Max Reinhardt Seminar Students in a Production by Nicolas Charaux at the Vestibül

The Burgtheater has just kicked off its first season under the leadership of Martin Kušej. And prior to this year’s summer break, the incoming artistic director’s team was already emphasising their theatre’s responsibility to support the next generation of artists at the presentation of this season’s programme. In this respect, the Burgtheater’s present cooperation with the Max Reinhardt Seminar represents an important step—above all for the actors currently training at the mdw.

Co-productions and other forms of collaboration with professional theatres have come to be permanent components of the Max Reinhardt Seminar’s acting programme. And in the production of Dino Pešut’s Der (vor)letzte Panda oder die Statik overseen by guest director Nicolas Charaux, the Seminar’s students are now taking the stage at the Burgtheater’s “Vestibül” venue. Prior to beginning work on his production, Nicolas Charaux—himself a 2014 graduate of the Max Reinhardt Seminar’s stage directing programme—looked forward eagerly to this collaboration: “I have some pretty vivid memories of the productions I was part of as a Seminar student, and I still think they’re among the most interesting projects in which I’ve been involved. I’m talking about more than just their results—it’s also about how we worked together. There was a feeling of trust there, of freedom, and of enthusiasm for rehearsing—things that the overall situation at this or that city theatre doesn’t always make possible.”

Nicolas Charaux © privat

When he’s in town, the director makes a point of frequently taking in Max Reinhardt Seminar productions. “As a student, you’re still somewhat sheltered. You can give yourself over entirely to one single thing. You’re free to try out what you want, and it’s also okay to fail. That’s very important, and it’s a wonderful premise under which to do theatre.”

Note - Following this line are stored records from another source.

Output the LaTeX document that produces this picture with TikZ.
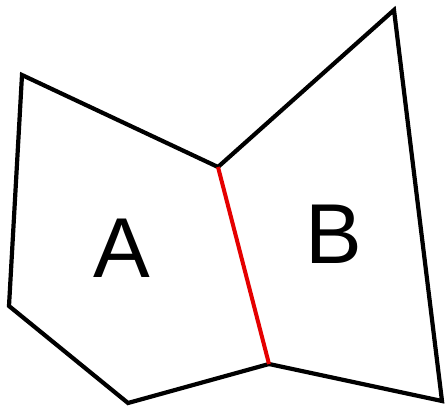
\documentclass[tikz,border=0pt]{standalone}
\usepackage{fontspec}
\setmainfont{Liberation Sans}
\tikzset{
  edge/.style={draw=black, line width=4.2pt, line join=miter},
  shared/.style={draw=red!90!black, line width=4pt},
  lbl/.style={inner sep=0pt, font=\fontsize{85}{85}\selectfont}
}
\begin{document}
\begin{tikzpicture}[x=1pt,y=-1pt]
\useasboundingbox (0,0) rectangle (447,409);
\coordinate (p1) at (22,75);
\coordinate (p2) at (218,167);
\coordinate (p3) at (269,364);
\coordinate (p4) at (128,403);
\coordinate (p5) at (9,306);
\coordinate (q1) at (394,10);
\coordinate (q2) at (442,401);
\draw[edge] (p2) -- (p1) -- (p5) -- (p4) -- (p3);
\draw[edge] (p2) -- (q1) -- (q2) -- (p3);
\draw[shared] (p2) -- (p3);
\node[lbl] (A) at (122,248) {A};
\node[lbl] (B) at (334,234) {B};
\end{tikzpicture}
\end{document}
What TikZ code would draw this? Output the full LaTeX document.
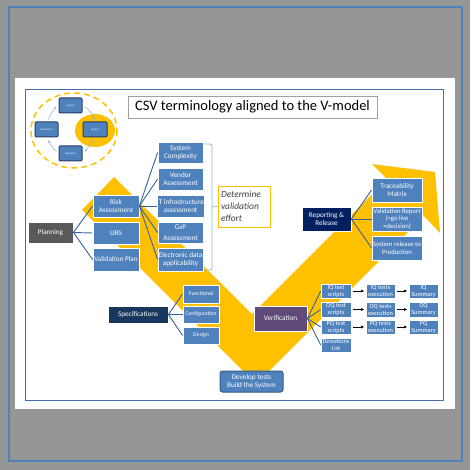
\documentclass[tikz,border=0pt]{standalone}
\usepackage{fontspec}
\setmainfont{Carlito}
\usetikzlibrary{arrows.meta}
\definecolor{frameblue}{RGB}{79,129,189}
\definecolor{slideborder}{RGB}{68,110,170}
\definecolor{boxblue}{RGB}{79,129,189}
\definecolor{lineblue}{RGB}{55,96,160}
\definecolor{plangray}{RGB}{89,89,89}
\definecolor{navyrep}{RGB}{0,32,96}
\definecolor{navyspec}{RGB}{23,55,94}
\definecolor{purplever}{RGB}{96,74,123}
\definecolor{vyellow}{RGB}{255,192,0}
\definecolor{devborder}{RGB}{56,93,138}
\definecolor{bracketblue}{RGB}{149,179,215}
\definecolor{titleborder}{RGB}{160,160,160}
\definecolor{minidark}{RGB}{40,60,100}
\definecolor{miniarr}{RGB}{142,180,227}
\definecolor{dettext}{RGB}{64,64,64}
\begin{document}
\begin{tikzpicture}[x=1pt,y=-1pt,
  bbox/.style={rectangle, fill=boxblue, draw=white, line width=0.8pt, text=white, align=center, inner sep=0pt, font=\fontsize{7.2}{7.8}\selectfont},
  sbox/.style={bbox, font=\fontsize{6.3}{7}\selectfont, line width=0.6pt},
  subbox/.style={bbox, font=\fontsize{5.7}{6.5}\selectfont},
  conn/.style={draw=lineblue, line width=0.9pt},
  blk/.style={draw=black, line width=1pt, -{Latex[length=3pt,width=3pt]}},
  minibox/.style={rectangle, fill=boxblue, draw=minidark, line width=1pt, rounded corners=1pt, text=white, inner sep=0pt, font=\fontsize{2.6}{3}\selectfont, minimum width=23pt, minimum height=15pt},
  miniarrow/.style={draw=miniarr, line width=0.6pt, -{Stealth[length=2.5pt,width=2.5pt]}}
]
\useasboundingbox (0,0) rectangle (470,470);
\path[fill=black!41] (0,0) rectangle (470,470);
\path[fill=white] (15,78) rectangle (455,409);
\draw[frameblue, line width=2pt] (9,7) rectangle (462,461);
\draw[slideborder, line width=1pt] (25,90) rectangle (443,400);
% V-model arrow
\fill[vyellow] (114,177) -- (252,314) -- (387,179) -- (372,164) -- (435,172) -- (440,233) -- (424,216) -- (256,384) -- (82,210) -- cycle;
% lifecycle mini diagram
\draw[vyellow, line width=1.5pt, dash pattern=on 6pt off 4pt] (74,130.5) ellipse [x radius=43, y radius=37.5];
\fill[vyellow] (95,130.5) ellipse [x radius=20, y radius=16.5];
\node[minibox] (concept) at (70.5,105.5) {Concept};
\node[minibox, minimum width=24pt] (project) at (95,129.5) {Project};
\node[minibox] (retire) at (46.5,129.5) {Retirement};
\node[minibox] (operation) at (70.5,153.5) {Operation};
\draw[miniarrow] ([xshift=2pt,yshift=-1pt]concept.east) to[bend left=15] ([yshift=2pt]project.north);
\draw[miniarrow] ([xshift=-2pt,yshift=-2pt]project.south) to[bend left=10] ([xshift=2pt,yshift=2pt]operation.east);
\draw[miniarrow] ([xshift=-2pt,yshift=2pt]operation.west) to[bend left=10] ([xshift=2pt,yshift=-3pt]retire.south);
\draw[miniarrow] ([xshift=2pt,yshift=2pt]retire.north) to[bend left=10] ([xshift=-2pt,yshift=-1pt]concept.west);
% title
\node[draw=titleborder, line width=0.8pt, fill=white, minimum width=249pt, minimum height=22pt, inner sep=0pt, font=\fontsize{14.5}{16}\selectfont] (title) at (252.5,107) {CSV terminology aligned to the V-model};
% planning branch
\node[bbox, fill=plangray, minimum width=45pt, minimum height=21pt] (planning) at (50.5,232.5) {Planning};
\node[bbox, minimum width=46pt, minimum height=22pt] (risk) at (116,206) {Risk\\Assessment};
\node[bbox, minimum width=46pt, minimum height=22pt] (urs) at (116,233) {URS};
\node[bbox, minimum width=46pt, minimum height=23pt] (vplan) at (116,259.5) {Validation Plan};
\node[bbox, minimum width=45pt, minimum height=21pt] (syscomp) at (180.5,152.5) {System\\Complexity};
\node[bbox, minimum width=45pt, minimum height=22pt] (vendor) at (180.5,179) {Vendor\\Assessment};
\node[bbox, minimum width=45pt, minimum height=22pt] (itinfra) at (180.5,206) {IT infrastructure\\assessment};
\node[bbox, minimum width=45pt, minimum height=21pt] (gxp) at (180.5,232.5) {GxP\\[3pt]Assessment};
\node[bbox, minimum width=45pt, minimum height=23pt] (edata) at (180.5,259.5) {Electronic data\\applicability};
\foreach \c in {risk,urs,vplan} \draw[conn] (planning.east) -- (\c.west);
\foreach \c in {syscomp,vendor,itinfra,gxp,edata} \draw[conn] (risk.east) -- (\c.west);
% bracket and determine box
\draw[bracketblue, line width=0.8pt, rounded corners=2pt] (204,144) -- (212,144) -- (212,270) -- (204,270);
\coordinate (brk) at (212,207);
\node[draw=vyellow, line width=0.9pt, fill=white, minimum width=52pt, minimum height=41pt, text width=46pt, align=left, inner sep=0pt, text=dettext, font=\itshape\fontsize{9.4}{11.7}\selectfont] (det) at (244,206.5) {Determine\\validation\\effort};
\draw[bracketblue, line width=0.8pt] (brk) -- (det.west);
% specifications
\node[bbox, fill=navyspec, minimum width=60pt, minimum height=17pt] (spec) at (138,314.5) {Specifications};
\node[subbox, minimum width=36pt, minimum height=18pt] (func) at (201,294) {Functional};
\node[subbox, minimum width=36pt, minimum height=17pt] (config) at (201,314.5) {Configuration};
\node[subbox, minimum width=36pt, minimum height=17pt] (design) at (201,335.5) {Design};
\foreach \c in {func,config,design} \draw[conn] (spec.east) -- (\c.west);
% verification
\node[bbox, fill=purplever, minimum width=53pt, minimum height=25pt] (verif) at (280.5,318.5) {Verification};
\node[sbox, minimum width=30pt, minimum height=14pt] (iq1) at (336,291) {IQ test\\scripts};
\node[sbox, minimum width=30pt, minimum height=15pt] (oq1) at (336,309.5) {OQ test\\scripts};
\node[sbox, minimum width=30pt, minimum height=14pt] (pq1) at (336,327) {PQ test\\scripts};
\node[sbox, minimum width=30pt, minimum height=14pt] (devl) at (336,345) {Deviations\\List};
\node[sbox, minimum width=29pt, minimum height=14pt] (iq2) at (380.5,291) {IQ tests\\execution};
\node[sbox, minimum width=29pt, minimum height=15pt] (oq2) at (380.5,309.5) {OQ tests\\execution};
\node[sbox, minimum width=29pt, minimum height=14pt] (pq2) at (380.5,327) {PQ tests\\execution};
\node[sbox, minimum width=29pt, minimum height=14pt] (iq3) at (423.5,291) {IQ\\Summary};
\node[sbox, minimum width=29pt, minimum height=15pt] (oq3) at (423.5,309.5) {OQ\\Summary};
\node[sbox, minimum width=29pt, minimum height=14pt] (pq3) at (423.5,327) {PQ\\Summary};
\foreach \c in {iq1,oq1,pq1,devl} \draw[conn] (verif.east) -- (\c.west);
\foreach \a/\b in {iq1/iq2,oq1/oq2,pq1/pq2,iq2/iq3,oq2/oq3,pq2/pq3} \draw[blk, shorten <=1.5pt, shorten >=1.5pt] (\a.east) -- (\b.west);
% reporting
\node[bbox, fill=navyrep, minimum width=49pt, minimum height=24pt] (rep) at (326.5,219) {Reporting \&\\Release};
\node[bbox, minimum width=50pt, minimum height=24pt] (trace) at (397,190) {Traceability\\Matrix};
\node[bbox, minimum width=50pt, minimum height=24pt, font=\fontsize{6.7}{7.4}\selectfont] (vrep) at (397,219) {Validation Report\\(=go live\\=decision)};
\node[bbox, minimum width=50pt, minimum height=24pt, font=\fontsize{6.7}{7.6}\selectfont] (sysrel) at (397,248) {System release to\\Production};
\foreach \c in {trace,vrep,sysrel} \draw[conn] (rep.east) -- (\c.west);
% develop
\node[rectangle, rounded corners=2.5pt, fill=boxblue, draw=devborder, line width=1pt, text=white, align=center, inner sep=0pt, minimum width=63pt, minimum height=21pt, font=\fontsize{7.2}{8.6}\selectfont] (develop) at (251.5,381.5) {Develop tests\\Build the System};
\end{tikzpicture}
\end{document}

Dino Pešut’s play is about four young people—all of whom were born in Sisak, a small town in Croatia, in 1990—whose childhoods were overshadowed by war. For this play, the Croatian author (himself born in 1990) received the 2018 Deutscher Jugendtheaterpreis [German Youth Theatre Award]. “He creates this wonderful overall impression of a young generation in search of its identity before the backdrop of a society that’s growing ever more divided. The story revolves around four people who bear within them the fresh traumas of a war that nobody’s really gotten over yet, though they’re otherwise very much like the rest of us in all kinds of ways,” said the director with his eyes trained on the play’s upcoming première. In working with actors, it’s above all “trust, the joy of acting itself, and a penchant for precision” that are important to Charaux.

Tamara Metelka © Binh Truong

Tamara Metelka and Florian Reiners, who both belong to the Max Reinhardt Seminar’s leading team, likewise harbour great expectations for this new production: “We’ve already done occasional projects together with the Burgtheater in the past, and we’re looking forward quite a lot to the upcoming production at the Vestibül. Performances like these enable students to confront the realities of professional theatrical work: they experience how a production runs at a large theatre, and that helps them to prepare for their future everyday working lives.”

Florian Reiners © Marcus Gaertner

Student actors were chosen for this production in a process that involved both the theatre and the guest director. “For the Seminar, the students’ respective levels of training represent one of the key elements in such decisions,” explain Metelka and Reiners. Throughout the rehearsal process, the students are accompanied by teaching staff members from the Max Reinhardt Seminar. “The instructors maintain an ongoing working dialogue with the students and also—in coordination with the directorial level—support them both in their preparations and in their work during the rehearsal phase.” For both acting and directing students, it’s not uncommon for such cooperative arrangements to end up being starting points for careers at Viennese theatres. During the season that’s currently beginning, for instance, the still-young directing graduate Mira Stadler will be heading up a production at the Burgtheater, while 2018 acting graduate Max Gindorff will also be arriving there. “For these two, their being hired represents an ideal transition from their studies to their working lives. We’re very proud of Mira Stadler and Max Gindorff, as we are of all Max Reinhardt Seminar graduates, and we’re looking forward to experiencing their productions soon,” says the Seminar’s happily expectant leading team of these two graduates’ success.

Der (vor)letzte Panda (in its first-ever German-language production, to première on 26 Sept.) can be seen as part of the series “Burgtheater Studio”, with which the theatre is making a point of reaching out to young audiences—in this case, to young people ages 14 and up.